I asked her if I might wax cynical for a moment and told her the following. If you lower your standards for what it is to be a human being how can you expect to maintain high standards for service. Being unable to determine the gender of those waiting on you or noticing the runway model level of makeup on your male waiter is a pretty sure sign that the bar has been lowered.

In the interest of clarity my family and I have been in a public service business for over 50 years. That being said when it comes to what constitutes good service I know of what I speak. We too have noticed the decline not only in the standards of service in restaurants but also in hotels, stores, and even banks. I suspect that as society at large has become tolerant of a dehumanizing culture on public display many have also decided that tastes are all the same.

I will be honest here, I am by and large disgusted by and disdainful of the human race. Yet I have enough pride in what I do to forget about what I think about these vermin and do my job and treat them according to standards that are higher than I really think they deserve. It is this ability to put aside self to accomplish something as it should be done that I think is increasingly lacking. You don’t have to like people to realize that to treat them and yourself like animals betters nothing.

If this article has a point (sometimes they don’t) it is that we seemed to have reached a cultural critical mass. We have become so over civilized that the only thing left to desire is barbarism. We see evidences of this all around. It manifests itself as gender bending transsexuals and self mutilating goths. It shows up as negligent single parent homes and on college campuses where students dive into a four year orgy of over consumption of just about everything. Moderation is not in these people’s vocabulary. The popularity of extremely violent video games and a nihilistic attitude toward the world that we see in the rising generation are very disturbing.

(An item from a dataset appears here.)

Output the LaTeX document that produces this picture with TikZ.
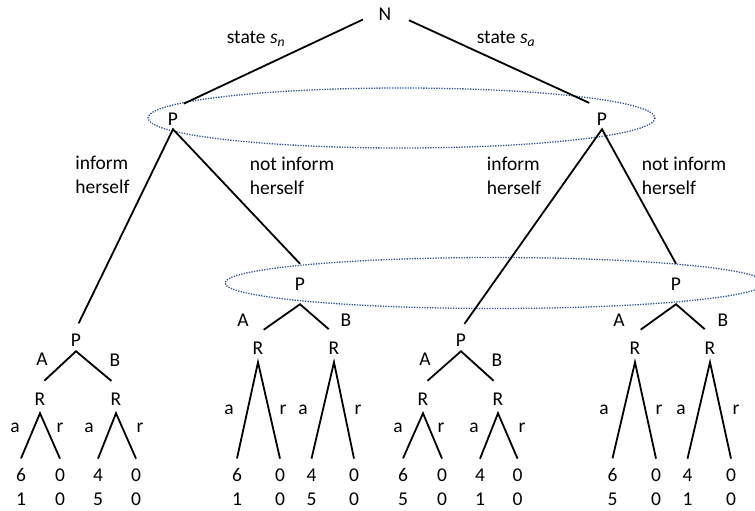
\documentclass[tikz,border=0pt]{standalone}
\usepackage{fontspec}
\setmainfont{Carlito}
\definecolor{infoblue}{RGB}{47,85,151}

\begin{document}
\begin{tikzpicture}[
    x=1pt, y=-1pt,
    font=\fontsize{19.5}{24}\selectfont,
    mover/.style={inner sep=0pt, outer sep=4pt},
    infomover/.style={inner sep=0pt, outer sep=14pt},
    lowmover/.style={inner sep=0pt, outer sep=5pt},
    resp/.style={inner sep=0pt, outer sep=8pt},
    payoff/.style={inner sep=0pt, outer sep=10pt, align=center},
    lab/.style={inner sep=0pt, align=left},
    branch/.style={line width=1.8pt},
    infoset/.style={draw=infoblue, line width=1.3pt, dash pattern=on 1.3pt off 1.3pt}
]
\useasboundingbox (0,0) rectangle (755,511);

% Information sets
\draw[infoset] (401.5,118) ellipse [x radius=253.5, y radius=30];
\draw[infoset] (495,283) ellipse [x radius=270, y radius=25.5];

% Nature and first moves
\node[mover] (N) at (385,14) {N};
\node[mover] (Pn) at (173,119) {P};
\node[mover] (Pa) at (602,119) {P};
\node[lab] (sn) at (256,39) {state \textit{s}\textsubscript{\textit{n}}};
\node[lab] (sa) at (506,39) {state \textit{s}\textsubscript{\textit{a}}};

\draw[branch, shorten <=13pt, shorten >=12pt] (N.west) -- (Pn.north);
\draw[branch, shorten <=15pt, shorten >=14pt] (N.east) -- (Pa.north);

% Inform herself or not
\node[lowmover] (Pin) at (76,340) {P};
\node[infomover] (Pnn) at (300,284) {P};
\node[lowmover] (Pia) at (461,340) {P};
\node[infomover] (Pna) at (676,284) {P};

\node[lab] (in-n) at (102.5,175) {inform\\herself};
\node[lab] (nin-n) at (292,176) {not inform\\herself};
\node[lab] (in-a) at (514,176) {inform\\herself};
\node[lab] (nin-a) at (684,176) {not inform\\herself};

\draw[branch, shorten <=6pt] (Pin.north) -- (Pn.south) -- (Pnn.north);
\draw[branch, shorten <=6pt] (Pia.north) -- (Pa.south) -- (Pna.north);

% Subtree: state n, informed
\node[resp] (Rin1) at (40,399) {R};
\node[resp] (Rin2) at (116,399) {R};
\node[lab] at (42,359) {A};
\node[lab] at (115,360) {B};
\node[payoff] (in1a) at (21,487) {6\\1};
\node[payoff] (in1r) at (60,487) {0\\0};
\node[payoff] (in2a) at (98,487) {4\\5};
\node[payoff] (in2r) at (136,487) {0\\0};
\node[lab] at (15,428) {a};
\node[lab] at (60,428) {r};
\node[lab] at (89,428) {a};
\node[lab] at (140,428) {r};
\draw[branch, shorten <=6pt, shorten >=6pt] (Rin1.north) -- (Pin.south) -- (Rin2.north);
\draw[branch] (in1a.north) -- (Rin1.south) -- (in1r.north);
\draw[branch] (in2a.north) -- (Rin2.south) -- (in2r.north);

% Subtree: state n, not informed
\node[resp] (Rnn1) at (258,348) {R};
\node[resp] (Rnn2) at (334,348) {R};
\node[lab] at (243,320) {A};
\node[lab] at (346,320) {B};
\node[payoff] (nn1a) at (237,487) {6\\1};
\node[payoff] (nn1r) at (280,487) {0\\0};
\node[payoff] (nn2a) at (311.5,487) {4\\5};
\node[payoff] (nn2r) at (354,487) {0\\0};
\node[lab] at (229,410) {a};
\node[lab] at (283,410) {r};
\node[lab] at (303,410) {a};
\node[lab] at (358,410) {r};
\draw[branch, shorten <=7pt, shorten >=7pt] (Rnn1.north) -- (Pnn.south) -- (Rnn2.north);
\draw[branch] (nn1a.north) -- (Rnn1.south) -- (nn1r.north);
\draw[branch] (nn2a.north) -- (Rnn2.south) -- (nn2r.north);

% Subtree: state a, informed
\node[resp] (Ria1) at (423,399) {R};
\node[resp] (Ria2) at (498,399) {R};
\node[lab] at (425,359) {A};
\node[lab] at (497,360) {B};
\node[payoff] (ia1a) at (403,487) {6\\5};
\node[payoff] (ia1r) at (442,487) {0\\0};
\node[payoff] (ia2a) at (480,487) {4\\1};
\node[payoff] (ia2r) at (517.5,487) {0\\0};
\node[lab] at (398,428) {a};
\node[lab] at (441,428) {r};
\node[lab] at (474,428) {a};
\node[lab] at (522,428) {r};
\draw[branch, shorten <=6pt, shorten >=6pt] (Ria1.north) -- (Pia.south) -- (Ria2.north);
\draw[branch] (ia1a.north) -- (Ria1.south) -- (ia1r.north);
\draw[branch] (ia2a.north) -- (Ria2.south) -- (ia2r.north);

% Subtree: state a, not informed
\node[resp] (Rna1) at (635,348) {R};
\node[resp] (Rna2) at (710,348) {R};
\node[lab] at (619,320) {A};
\node[lab] at (723,320) {B};
\node[payoff] (na1a) at (612.5,487) {6\\5};
\node[payoff] (na1r) at (656,487) {0\\0};
\node[payoff] (na2a) at (687.5,487) {4\\1};
\node[payoff] (na2r) at (731,487) {0\\0};
\node[lab] at (604,410) {a};
\node[lab] at (659,410) {r};
\node[lab] at (681,410) {a};
\node[lab] at (736,410) {r};
\draw[branch, shorten <=7pt, shorten >=7pt] (Rna1.north) -- (Pna.south) -- (Rna2.north);
\draw[branch] (na1a.north) -- (Rna1.south) -- (na1r.north);
\draw[branch] (na2a.north) -- (Rna2.south) -- (na2r.north);

\end{tikzpicture}
\end{document}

Do not think thought that I am picking only on those of generation Y (born 1982-2001) it is just as true for those of my generation X (1961-1981) and even many of the baby boomers (1943-1960). Perhaps most of what we are now witnessing is directly attributable to the awful 1960’s and the “counterculture” movement that ripped down much of what was good and decent. Make no mistake, I am no prude. Every day I personally fall short of the standards and ideals that I hold to. It is the fact though that the standards don’t change that I believe makes my view different. Just because someone does not like the game does not mean we alter the rules to soothe their ego. Human beings are basically bad and cannot be good on their own. This being true we must hold ourselves to higher standards if we are to maintain civilization. If we cannot be good we can at least behave.

If you enter a nice restaurant only to be seated by a purple haired Marilyn Manson lookalike and are waited on by a set of junkyard chains wearing a human being and wonder about our future you wonder correctly. It has often been stated of young people that these things were passing fads. Perhaps once but no more. No more and more we see the same lack of regard for self and culture in people in their late 20’s through their 30’s in increasingly into their 40’s. Many older baby boomers at least outgrew their ways if not their opinions. I am not sure if that is going to be the case for the generations we see now.